Nicolas Faucher présente Alexandre de Halès comme un novateur (p. 50-82). En effet, celui-ci distingue trois conceptions de la foi : la foi acquise par des moyens naturels, la foi infusée accompagnée par la charité et la foi infusée non accompagnée par la charité. Il articule la possibilité d’avoir une foi, au sens de croyance ferme et volontaire, et le fait d’avoir reçu de Dieu la foi infuse. La foi acquise n’est rien d’autre qu’une opinion ou une conjecture. La foi authentique est un phénomène psychique sui generis totalement séparé du reste de l’activité psychique. Nicolas Faucher en conclut qu’Alexandre défend probablement « un volontarisme doxatique direct ». La foi infuse impose la nécessité morale de l’assentiment. L’objet de la foi apparait comme délectable et conduit à croire. Bonaventure s’emploie à simplifier les théories d’Alexandre pour affirme ce volontarisme (p. 82-98). Il renforce le rôle de la volonté en l’étendant à la foi acquise. Les deux font l’effort de penser l’acte de croire en lien avec une réflexion nouvelle sur la nature de l’âme renouvelée par les traductions aristotéliciennes gréco-arabes. Thomas d’Aquin fait de l’acte de foi un acte résolument intellectuel (p. 103-138). Il est précis : on peut croire en l’existence de Dieu comme premier moteur mais on ne peut prouver qu’il est rédempteur ou rémunérateur. Il insiste sur la nécessité d’assentir aux vérités de la foi. Dieu donne connaissance immédiate de ce qu’il faut croire et charge de la volonté de choisir ou non de suivre cet impératif. Il défend résolument la possibilité d’une foi acquise qui ne dépend d’aucune aide surnaturelle pour sa certitude. Pierre de Jean Olivi introduit l‘idée d’une évidence morale naturelle qu’il faut croire en Dieu (p. 139-192). Cette évidence est engendrée par la simple saisie de son concept grâce à un instinct naturel. L’aide divine demeure nécessaire pour appréhender le devoir de croire. Mais Jean Olivi la réduit au strict minimum d’intervention.

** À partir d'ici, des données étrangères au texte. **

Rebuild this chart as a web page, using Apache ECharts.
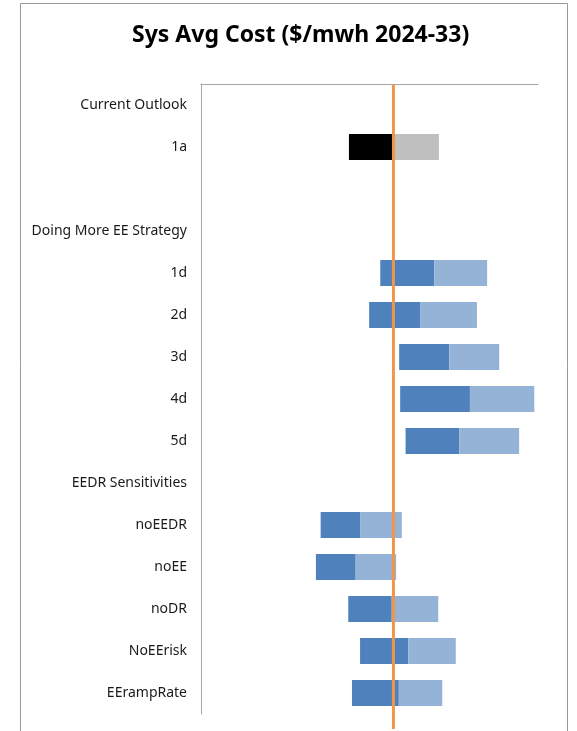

Nicolas Faucher présente Henri de Gand comme « illuminationiste ». Il n’est pas possible, sans illumination divine, d’appréhender l’objet de la foi. Henri distingue même un habitus de la foi infusé aux seuls théologiens. Godefroy de Fontaines est un intellectualiste (p. 233-295). L’intellect appréhende un objet et soumet la volonté à le désirer. Néanmoins, la volonté influence de manière connaturelle à appréhender l’objet qui lui est le plus conforme. Cette action connaturelle permet à l’intellect d’assentir à l’objet de la foi qui n’est pas démontrable. L’acte de foi est à la fois bon et vertueux. Godefroy affirme que Dieu n’infuse que l’habitus de la foi et en aucun cas la connaissance des objets de la foi. Les connaissances nécessaires sont accessibles naturellement Nicolas Faucher définit Godefroy de Fontaines comme un « non doxatique direct ». Jean Duns Scot théorise résolument la foi à partir de la nature (p. 297-368). Il utilise deux habitus, l’un de foi acquise et l’autre de foi infuse et les articulent avec deux causalités, une naturelle et une surnaturelle. L’actualisation de l’habitus de la foi infuse dépend de l’actualisation de la foi acquise. Cet habitus de la foi infuse permet de vouloir croire plus intensément que le seul habitus de la foi acquise ne le permet et, seul, rend l’acte de croire méritoire. Mais il se réduit à n’être qu’une condition formelle pour que l’acte de croire soit méritoire. Nicolas Faucher souligne la nécessaire inaccessibilité de la part surnaturelle de l’acte de foi. Aucun fidèle ne peut savoir s’il possède l’habitus de la foi infuse ni si cet habitus est actualisé. Il doit croire pour mériter. Pour cela, l’acte de foi doit être volontaire. Nicolas Faucher en conclue que Duns Scot propose un « volontarisme doxatique de type inédit ». La volonté engendre librement l’habitus de la foi acquise dans l’intellect avant tout acte de foi, à la manière dont Dieu engendre l’habitus de la foi infuse au moment du baptême. Scot devient un « faillibiliste » : le croyant peut se tromper. Il n’existe pas de certitude naturelle de la foi. Le croyant ne plus légitimer sa foi. Il devient pleinement responsable de sa foi et de ses actes.

Nicolas Faucher conclut sur la part croissante de la responsabilité de l’homme dans la production de sa foi. Cette hypothèse, qui insère son étude dans une temporalité plus élargie, mériterait d’être confirmée. Une étude des théories des théologiens du XIIe siècle renforcerait l’idée que le XIIIe siècle est un bien un siècle d’innovations théoriques. Le regret porte sur l’absence de distinction des sources novatrices que constituent les traités aristotéliciens gréco-arabes qui amènent à renouveler les théories psychologiques. L’Éthique à Nicomaque et le traité De l’âme sont, il me semble, deux sources essentielles qui renouvellent profondément les réflexions des médiévaux. Nicolas Faucher propose une étude novatrice et méritante, nourrie d’interrogations contemporaines, sur un sujet fort complexe. Bien entendu, les théories présentées et analysées sont les œuvres d’intellectuels et présentent des efforts de conceptualisation dans un cadre particulier qui est le cadre universitaire. Néanmoins leur étude permet de mieux comprendre les mentalités médiévales. Cette étude a été distinguée par la mention honorable du Prix international Thomas Ricklin.